It’s a well-documented fact that the Founding Fathers of the United States of America enjoyed a drink. George Washington served beer to anyone who dropped in. James Madison drank a pint of whiskey before work every day. The first Constitutional Convention ran up an amazing $17,000 bar tab before creating the document that gave them their name.
Even the Declaration of Independence was written in a bar as Thomas Jefferson downed a few bottles of wine.
But the roots of the American experiment with democracy go back much further than the 18th Century. As a matter of fact, they date all the way back to the Mayflower, when Puritans from England landed in what we now know as Massachusetts.
The original Massholes aboard the Mayflower weren’t intent on landing where they did. They were supposed to land in Virginia, but Captain Christopher Jones saw a very large problem with going all the way to Virginia: He wouldn’t have enough beer for his sailors to make the return trip to England.
Of course, these days, the idea of altering an entire colonization plan because you’re running out of booze sounds ridiculous to some people. Other people recognize the importance of having a good time. Back then, however, it was a critical decision to make.
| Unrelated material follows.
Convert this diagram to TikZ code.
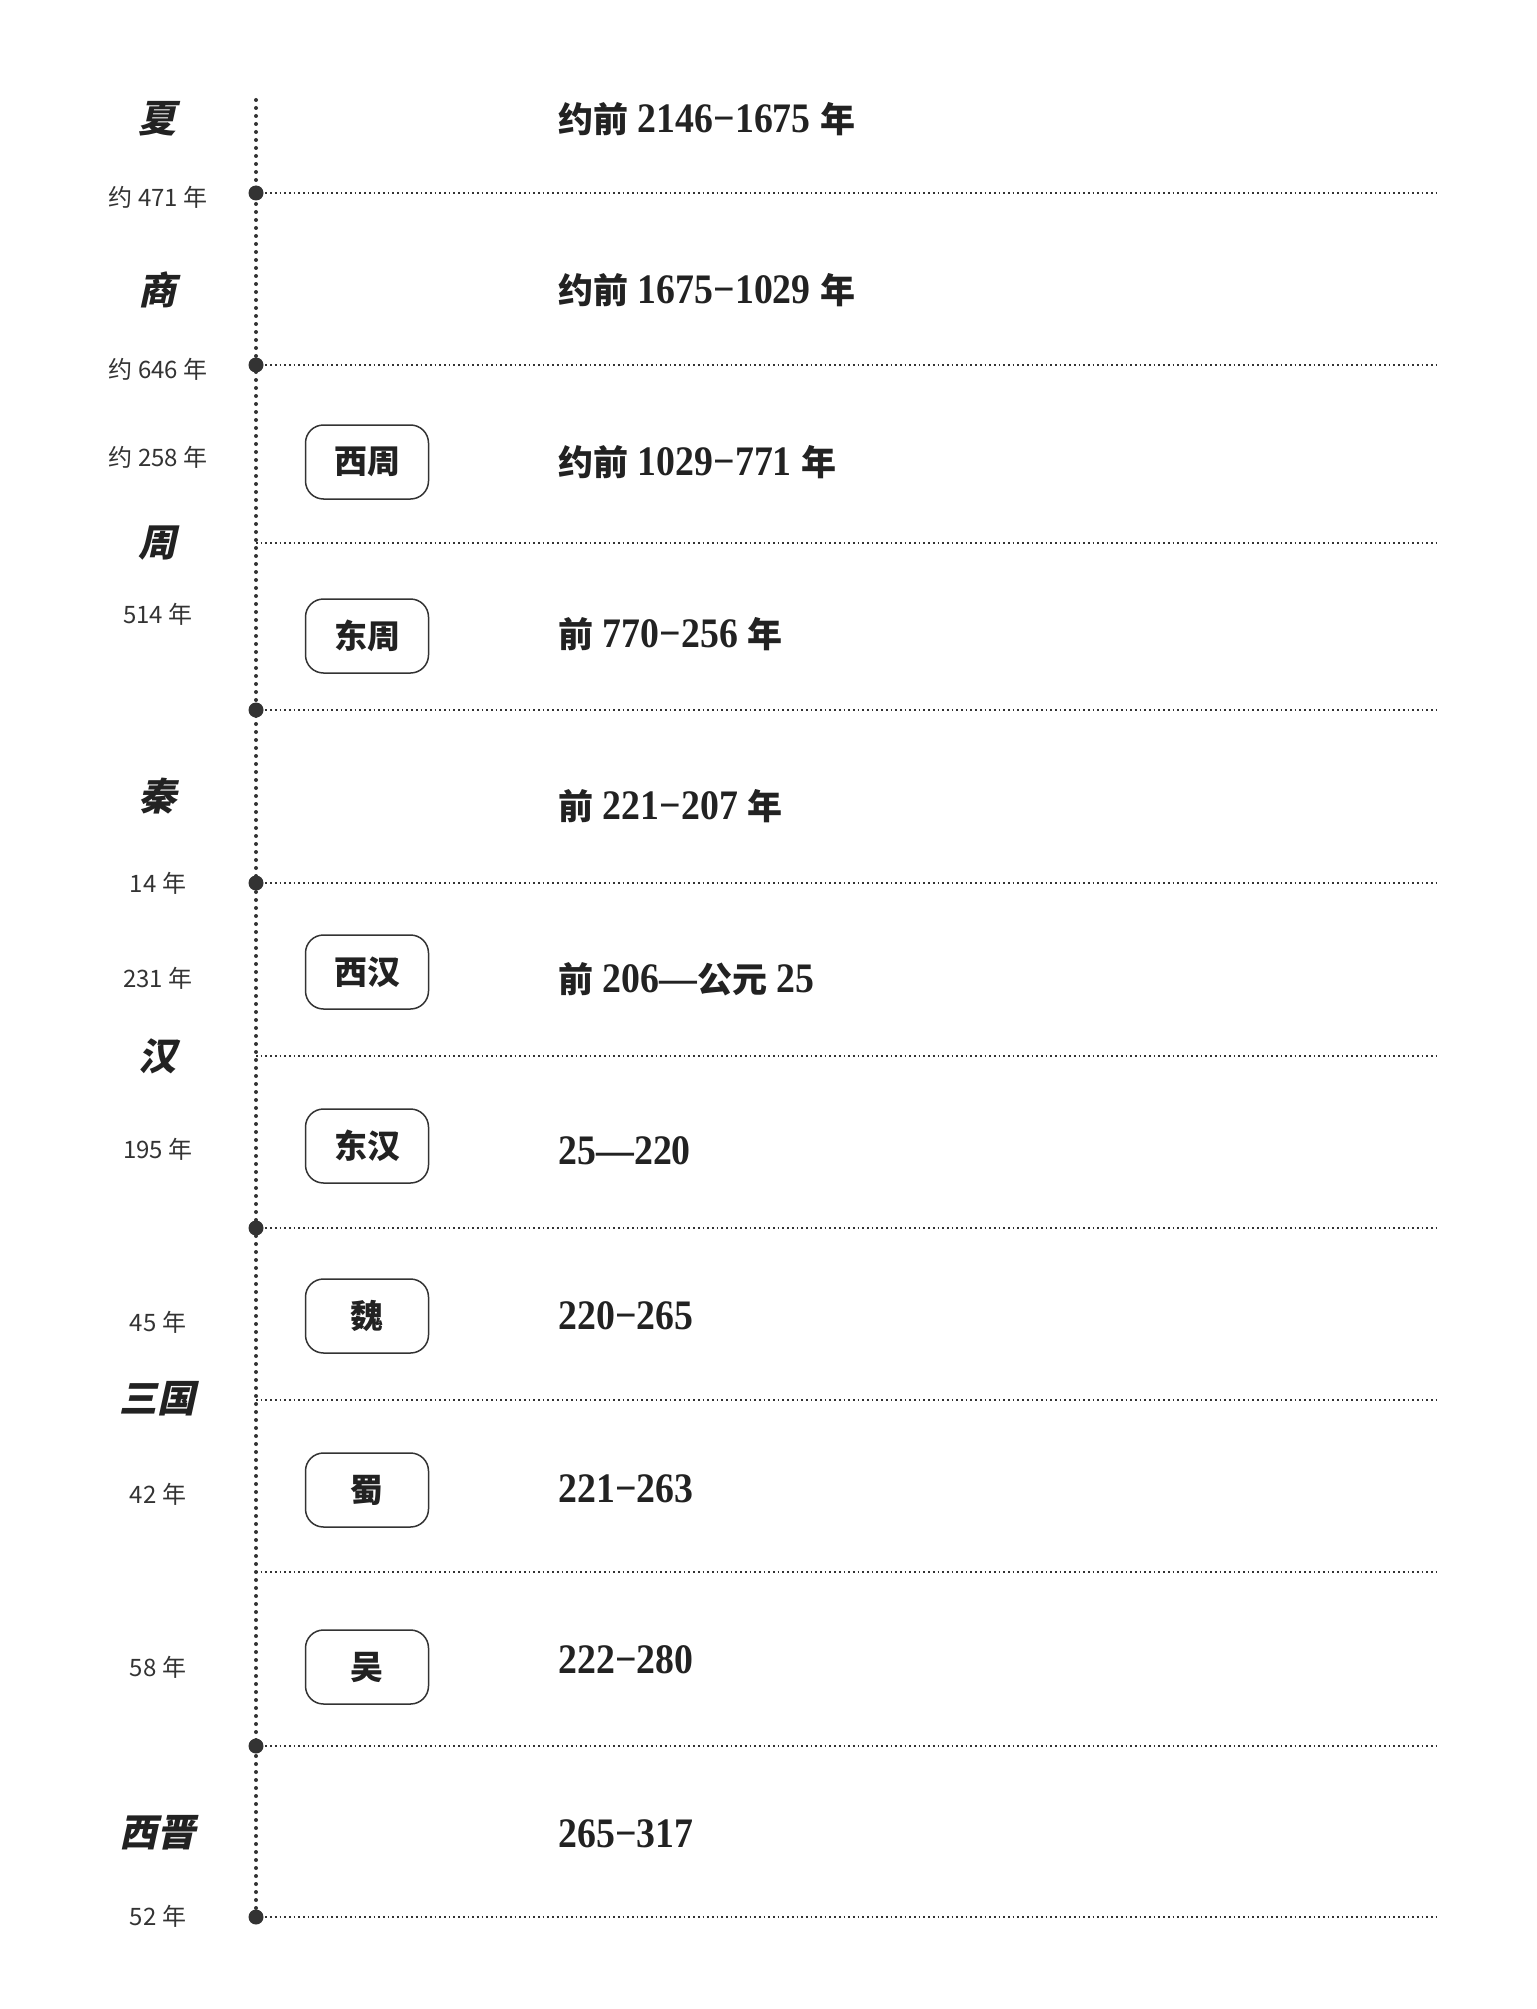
\documentclass[tikz,border=0pt]{standalone}
\usepackage{fontspec}
\setmainfont{Liberation Serif}
\newfontfamily\dgt[FakeStretch=0.9]{Liberation Serif}
\newfontfamily\cjk{Noto Sans CJK SC}
\newfontfamily\cjksl[FakeSlant=0.22]{Noto Sans CJK SC}
\newcommand\zh[1]{{\cjk\bfseries\fontsize{35}{35}\selectfont #1}}
\definecolor{txt}{HTML}{222222}
\definecolor{ink}{HTML}{333333}
\definecolor{gtx}{HTML}{333333}
\begin{document}
\begin{tikzpicture}[x=1pt,y=-1pt,
  lab/.style={font=\cjk\fontsize{24}{24}\selectfont, text=gtx},
  dyn/.style={font=\cjksl\bfseries\fontsize{38}{38}\selectfont, text=txt},
  datetxt/.style={anchor=west, font=\dgt\bfseries\fontsize{42}{42}\selectfont, text=txt},
  era/.style={draw=ink, line width=1.5pt, rounded corners=18pt, minimum width=123pt, minimum height=74pt, inner sep=0pt, font=\cjk\bfseries\fontsize{33}{33}\selectfont, text=txt},
  bigdot/.style={circle, fill=ink, inner sep=0pt, minimum size=14pt},
  vline/.style={draw=ink, line width=4pt, line cap=round, dash pattern=on 0pt off 8pt},
  hline/.style={draw=ink, line width=1.7pt, dash pattern=on 1.7pt off 3pt},
]
\useasboundingbox (0,0) rectangle (1536,2009);
\fill[white] (0,0) rectangle (1536,2009);

% axis points
\coordinate (top) at (256,100);
\node[bigdot] (p1) at (256,193) {};
\node[bigdot] (p2) at (256,365) {};
\coordinate (s3) at (256,543);
\node[bigdot] (p4) at (256,710) {};
\node[bigdot] (p5) at (256,883) {};
\coordinate (s6) at (256,1056);
\node[bigdot] (p7) at (256,1228) {};
\coordinate (s8) at (256,1400);
\coordinate (s9) at (256,1572);
\node[bigdot] (p10) at (256,1746) {};
\node[bigdot] (p11) at (256,1917) {};

\coordinate (e1) at (1437,193);
\coordinate (e2) at (1437,365);
\coordinate (e3) at (1437,543);
\coordinate (e4) at (1437,710);
\coordinate (e5) at (1437,883);
\coordinate (e6) at (1437,1056);
\coordinate (e7) at (1437,1228);
\coordinate (e8) at (1437,1400);
\coordinate (e9) at (1437,1572);
\coordinate (e10) at (1437,1746);
\coordinate (e11) at (1437,1917);

\draw[vline] (top) -- (p11.center);
\draw[hline] (p1.center) -- (e1);
\draw[hline] (p2.center) -- (e2);
\draw[hline] (s3) -- (e3);
\draw[hline] (p4.center) -- (e4);
\draw[hline] (p5.center) -- (e5);
\draw[hline] (s6) -- (e6);
\draw[hline] (p7.center) -- (e7);
\draw[hline] (s8) -- (e8);
\draw[hline] (s9) -- (e9);
\draw[hline] (p10.center) -- (e10);
\draw[hline] (p11.center) -- (e11);
\foreach \p in {p1,p2,p4,p5,p7,p10,p11} \fill[ink] (\p) circle (7.5pt);

% dynasty names
\node[dyn] (xia) at (157,119) {夏};
\node[dyn] (shang) at (157,290) {商};
\node[dyn] (zhou) at (157,543) {周};
\node[dyn] (qin) at (157,796) {秦};
\node[dyn] (han) at (157,1056) {汉};
\node[dyn] (sanguo) at (157,1399) {三国};
\node[dyn] (xijin) at (157,1833) {西晋};

% durations
\node[lab] (l1) at (158,197) {约 471 年};
\node[lab] (l2) at (158,369) {约 646 年};
\node[lab] (l3) at (158,457) {约 258 年};
\node[lab] (l4) at (158,614) {514 年};
\node[lab] (l5) at (158,883) {14 年};
\node[lab] (l6) at (158,978) {231 年};
\node[lab] (l7) at (158,1149) {195 年};
\node[lab] (l8) at (158,1322) {45 年};
\node[lab] (l9) at (158,1494) {42 年};
\node[lab] (l10) at (158,1667) {58 年};
\node[lab] (l11) at (158,1916) {52 年};

% sub-period boxes
\node[era] (xizhou) at (367,462) {西周};
\node[era] (dongzhou) at (367,636) {东周};
\node[era] (xihan) at (367,972) {西汉};
\node[era] (donghan) at (367,1146) {东汉};
\node[era] (wei) at (367,1316) {魏};
\node[era] (shu) at (367,1490) {蜀};
\node[era] (wu) at (367,1667) {吴};

% dates
\node[datetxt] (d1) at (555,119) {\zh{约前} 2146−1675 \zh{年}};
\node[datetxt] (d2) at (555,290) {\zh{约前} 1675−1029 \zh{年}};
\node[datetxt] (d3) at (555,462) {\zh{约前} 1029−771 \zh{年}};
\node[datetxt] (d4) at (555,634) {\zh{前} 770−256 \zh{年}};
\node[datetxt] (d5) at (555,806) {\zh{前} 221−207 \zh{年}};
\node[datetxt] (d6) at (555,979) {\zh{前} 206—\zh{公元} 25};
\node[datetxt] (d7) at (555,1151) {25—220};
\node[datetxt] (d8) at (555,1316) {220−265};
\node[datetxt] (d9) at (555,1489) {221−263};
\node[datetxt] (d10) at (555,1660) {222−280};
\node[datetxt] (d11) at (555,1834) {265−317};
\end{tikzpicture}
\end{document}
In the earliest days of our country—and actually, humanity—beer played an important role. As humans began to build towns and cities and living closer and closer together, they began creating latrines that were closer and closer to their sources of water. As a result, the water supplies would become contaminated with fecal matter and all the kinds of bacteria associated with it.
Back then, humans didn’t know this, of course. The idea of small, unseen pathogens wouldn’t take hold in medical science for almost 500 more years. While the water may have been harmful, the beer was always good to go.
The way beer is made ensures that it’s clean and cleared of protozoa, harmful bacteria and other pathogens. Boiling water for a minimum of three minutes is enough to purify it. To make beer, the wort is boiled for around 60 minutes, pretty much killing off anything in the water that might harm someone.
Brewing hops in the beer is not just a way to make it flavorful and appease craft beer hipsters, it was actually necessary to preserve the beer. After the malt ferments, beer is still susceptible to contamination. Beer goes sour when alcohol-resistant microorganisms start to grow in it. Boiling hops in the brew helps stunt the growth of that kind of bacteria and helps beer keep for longer.
Beer, then, was not just the life of the party. It was the life of the effort to colonize the New World.
Back aboard the Mayflower as it was still sailing for Virginia, the ship’s water began taking a turn for the worse. It was compromised by saltwater, and it began to show signs of brackishness. Jones realized that the beer aboard the ship would be the only safe source of hydration for anyone aboard during the coming days. So, Captain Jones did what any thoughtful commander would do for his crew.
He threw the Pilgrims off the ship early.
Far from Virginia, on Dec. 19, 1620, he famously landed the colonists at Plymouth Rock and cut off their beer supply as they began to carve out a life in the new world. Despite what your school history books tell you, the Pilgrims were not thrilled with having to drink water and repeatedly appealed to the ship’s crew for more beer. The answer was a firm no.
The Mayflower spent the winter near Plymouth in Cape Cod Bay and even allowed the Pilgrims back aboard the ship to escape the winter weather from time to time. The only time the crew allowed them to have some of their beer was on Christmas Day.
The Pilgrims weren’t the only residents of the New World who missed their beer. In March 1621, a native man walked into the Plymouth colony shouting in English and asking the residents if they happened to have any beer. That native was the man commonly known as Squanto, and he helped the English learn to grow food and thrive in their new home—another example of how beer was pivotal in the early years of the formation of our nation.